§ **Provided material**
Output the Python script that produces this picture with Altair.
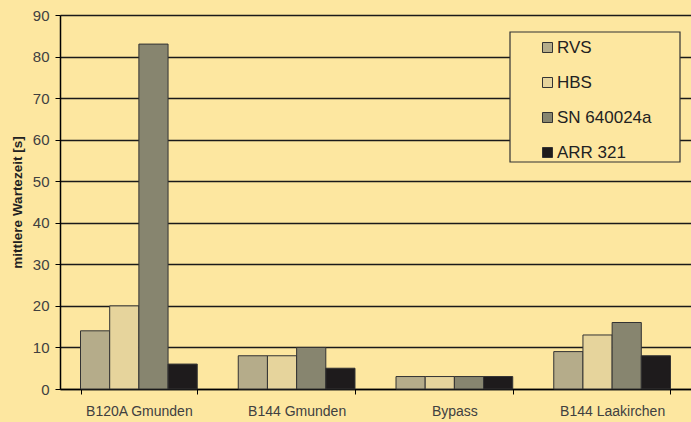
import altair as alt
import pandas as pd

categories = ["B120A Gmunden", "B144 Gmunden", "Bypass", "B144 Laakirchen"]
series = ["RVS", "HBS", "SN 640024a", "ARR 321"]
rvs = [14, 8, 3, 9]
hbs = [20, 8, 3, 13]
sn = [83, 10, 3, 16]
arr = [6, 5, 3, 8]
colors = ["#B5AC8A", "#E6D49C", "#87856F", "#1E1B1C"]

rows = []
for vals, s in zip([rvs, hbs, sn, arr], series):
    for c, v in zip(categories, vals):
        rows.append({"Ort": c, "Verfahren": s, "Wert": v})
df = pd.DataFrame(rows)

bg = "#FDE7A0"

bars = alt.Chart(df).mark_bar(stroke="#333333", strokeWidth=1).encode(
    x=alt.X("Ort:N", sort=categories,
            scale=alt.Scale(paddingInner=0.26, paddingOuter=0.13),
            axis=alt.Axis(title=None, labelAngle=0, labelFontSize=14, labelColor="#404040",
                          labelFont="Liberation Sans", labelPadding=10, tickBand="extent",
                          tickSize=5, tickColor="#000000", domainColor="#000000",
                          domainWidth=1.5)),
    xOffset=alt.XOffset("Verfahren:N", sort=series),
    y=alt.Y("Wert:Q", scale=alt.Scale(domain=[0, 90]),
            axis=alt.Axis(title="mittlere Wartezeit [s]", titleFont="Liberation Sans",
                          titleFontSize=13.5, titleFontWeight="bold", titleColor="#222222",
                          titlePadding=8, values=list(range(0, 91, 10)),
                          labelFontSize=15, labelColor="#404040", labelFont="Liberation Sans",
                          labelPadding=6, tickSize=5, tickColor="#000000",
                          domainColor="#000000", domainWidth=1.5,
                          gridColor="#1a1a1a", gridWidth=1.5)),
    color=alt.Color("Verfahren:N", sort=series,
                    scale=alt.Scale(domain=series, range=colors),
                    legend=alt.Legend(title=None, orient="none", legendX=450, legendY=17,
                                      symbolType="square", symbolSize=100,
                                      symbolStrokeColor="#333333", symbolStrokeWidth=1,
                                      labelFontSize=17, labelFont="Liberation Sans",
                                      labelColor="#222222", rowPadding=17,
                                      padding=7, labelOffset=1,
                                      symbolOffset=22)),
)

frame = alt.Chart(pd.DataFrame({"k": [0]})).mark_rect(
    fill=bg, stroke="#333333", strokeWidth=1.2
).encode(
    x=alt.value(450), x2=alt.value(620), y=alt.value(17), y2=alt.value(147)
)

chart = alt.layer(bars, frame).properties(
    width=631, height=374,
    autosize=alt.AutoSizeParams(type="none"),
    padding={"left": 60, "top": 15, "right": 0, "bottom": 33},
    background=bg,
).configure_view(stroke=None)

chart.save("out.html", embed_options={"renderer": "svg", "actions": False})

§ **Exercise**
Your copy of the data above should match it exactly, except that pictures are left out.

§ **Result for this task**
Output the Python script that produces this picture with Altair.
import altair as alt
import pandas as pd

categories = ["B120A Gmunden", "B144 Gmunden", "Bypass", "B144 Laakirchen"]
series = ["RVS", "HBS", "SN 640024a", "ARR 321"]
rvs = [14, 8, 3, 9]
hbs = [20, 8, 3, 13]
sn = [83, 10, 3, 16]
arr = [6, 5, 3, 8]
colors = ["#B5AC8A", "#E6D49C", "#87856F", "#1E1B1C"]

rows = []
for vals, s in zip([rvs, hbs, sn, arr], series):
    for c, v in zip(categories, vals):
        rows.append({"Ort": c, "Verfahren": s, "Wert": v})
df = pd.DataFrame(rows)

bg = "#FDE7A0"

bars = alt.Chart(df).mark_bar(stroke="#333333", strokeWidth=1).encode(
    x=alt.X("Ort:N", sort=categories,
            scale=alt.Scale(paddingInner=0.26, paddingOuter=0.13),
            axis=alt.Axis(title=None, labelAngle=0, labelFontSize=14, labelColor="#404040",
                          labelFont="Liberation Sans", labelPadding=10, tickBand="extent",
                          tickSize=5, tickColor="#000000", domainColor="#000000",
                          domainWidth=1.5)),
    xOffset=alt.XOffset("Verfahren:N", sort=series),
    y=alt.Y("Wert:Q", scale=alt.Scale(domain=[0, 90]),
            axis=alt.Axis(title="mittlere Wartezeit [s]", titleFont="Liberation Sans",
                          titleFontSize=13.5, titleFontWeight="bold", titleColor="#222222",
                          titlePadding=8, values=list(range(0, 91, 10)),
                          labelFontSize=15, labelColor="#404040", labelFont="Liberation Sans",
                          labelPadding=6, tickSize=5, tickColor="#000000",
                          domainColor="#000000", domainWidth=1.5,
                          gridColor="#1a1a1a", gridWidth=1.5)),
    color=alt.Color("Verfahren:N", sort=series,
                    scale=alt.Scale(domain=series, range=colors),
                    legend=alt.Legend(title=None, orient="none", legendX=450, legendY=17,
                                      symbolType="square", symbolSize=100,
                                      symbolStrokeColor="#333333", symbolStrokeWidth=1,
                                      labelFontSize=17, labelFont="Liberation Sans",
                                      labelColor="#222222", rowPadding=17,
                                      padding=7, labelOffset=1,
                                      symbolOffset=22)),
)

frame = alt.Chart(pd.DataFrame({"k": [0]})).mark_rect(
    fill=bg, stroke="#333333", strokeWidth=1.2
).encode(
    x=alt.value(450), x2=alt.value(620), y=alt.value(17), y2=alt.value(147)
)

chart = alt.layer(bars, frame).properties(
    width=631, height=374,
    autosize=alt.AutoSizeParams(type="none"),
    padding={"left": 60, "top": 15, "right": 0, "bottom": 33},
    background=bg,
).configure_view(stroke=None)

chart.save("out.html", embed_options={"renderer": "svg", "actions": False})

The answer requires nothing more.